3. Conclusion and Future Works
We began this article by challenging the widely held assumption that stored information can always be accessed. Comparing two resources different in size and quality led to the conclusion that one needs a great deal of data of a various kind (encyclopedic, news) in order to index properly the lexcial resource. While indexes are vital for accessing data, there are many ways of building them. Since the ultimate users will be humans, the index should reflect their habits to classify objects or perceived relations between them.
Obviously, for a dictionary to be truly useful it must not only contain an abundance of information but must also reveal it when needed. To this end we suggest to index the data according to various points of view. This will yield a network in which anything is reachable from anywhere regardless of the starting point. As we know from every day life, and as psychologists studying the tip-of-the tongue problem have shown (Brown and Mc Neill, 1996), whenever we search for something we have stored, say, a word, we can access some kind of information concerning the target object. This kind of information should be utilized. However, knowledge is variable, changing from person to person, and moment to moment. Hence our tools should be able to accommodate this fact.
In order to capture the kind of information needed and in order to build the resource just described, we propose to take a mix of corpora and to extract both stable as well as dynamic knowledge. While the former is more likely to be found in encyclopedias and books containing more or less universally shared information, the latter is more local and often found in the news.

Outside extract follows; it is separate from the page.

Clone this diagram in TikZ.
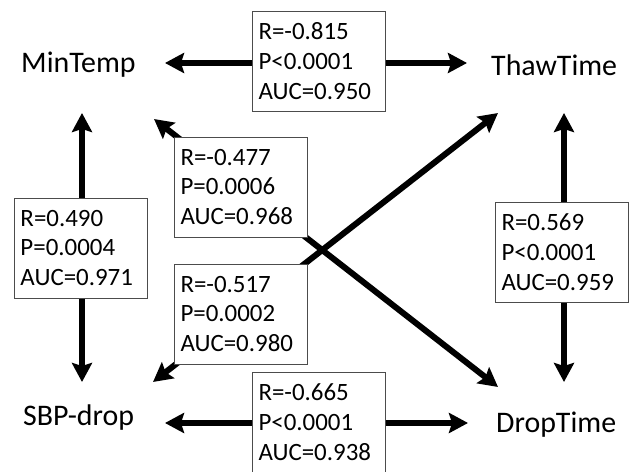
\documentclass[tikz,border=0pt]{standalone}
\usepackage{fontspec}
\setmainfont{Carlito}
\usetikzlibrary{arrows.meta}
\begin{document}
\begin{tikzpicture}[x=1bp,y=-1bp,
  lbl/.style={font=\fontsize{30}{35}\selectfont, inner sep=0pt, anchor=base west},
  stat/.style={draw=black!70, line width=0.9bp, fill=white, font=\fontsize{25}{30}\selectfont, align=left, text width=121bp, inner xsep=6bp, inner ysep=0pt, minimum height=100bp},
  tip/.tip={Stealth[length=19bp,width=20bp,inset=3bp]},
  conn/.style={line width=6bp, tip-tip}]
\useasboundingbox (0,0) rectangle (636,472);
% labels
\node[lbl] (MinTemp) at (21,73) {MinTemp};
\node[lbl] (ThawTime) at (491,76) {ThawTime};
\node[lbl] (SBPdrop) at (23,425) {SBP-drop};
\node[lbl] (DropTime) at (496,432) {DropTime};
% arrow end points
\coordinate (tL) at (165,63);  \coordinate (tR) at (467,63);
\coordinate (bL) at (165,423); \coordinate (bR) at (468,423);
\coordinate (lT) at (82,113);  \coordinate (lB) at (82,382);
\coordinate (rT) at (564,113); \coordinate (rB) at (564,382);
\coordinate (d1a) at (154,119); \coordinate (d1b) at (498,387);
\coordinate (d2a) at (153,382); \coordinate (d2b) at (498,113);
% connectors
\draw[conn] (tL) -- (tR);
\draw[conn] (bL) -- (bR);
\draw[conn] (lT) -- (lB);
\draw[conn] (rT) -- (rB);
\draw[conn] (d1a) -- (d1b);
\draw[conn] (d2a) -- (d2b);
% statistic boxes
\node[stat] (sTop) at (319,61) {R=-0.815\\P<0.0001\\AUC=0.950};
\node[stat] (sLeft) at (81,248) {R=0.490\\P=0.0004\\AUC=0.971};
\node[stat] (sRight) at (562,252) {R=0.569\\P<0.0001\\AUC=0.959};
\node[stat] (sA) at (241,187) {R=-0.477\\P=0.0006\\AUC=0.968};
\node[stat] (sB) at (241,314) {R=-0.517\\P=0.0002\\AUC=0.980};
\node[stat] (sBot) at (319,422) {R=-0.665\\P<0.0001\\AUC=0.938};
\end{tikzpicture}
\end{document}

Among the many issues to be addressed is the building of a prototype for a small domain to see whether or not our intuitions hold, the final judge being of course the user. Among the problems that we have to address are the notion of links (there is no satisfying list available at the moment) and the problem of interpreting user queries. Obviously, a given query will have different meanings depending on the moment of its usage. For example, in the ‘mocha’ example, the user giving ‘island’ as key expects specific information concerning the ‘island Java’ and not just any island, or ‘islands’ in general.
While more work is needed, we do believe that it is worth the effort, for through this endeavor one will learn something about the functioning of the human mind and the structure of the mental lexicon. In addition, the problems addressed (indexing and navigation) go well beyond language and deal as well with human memory (i.e. how information is structured, indexed and stored).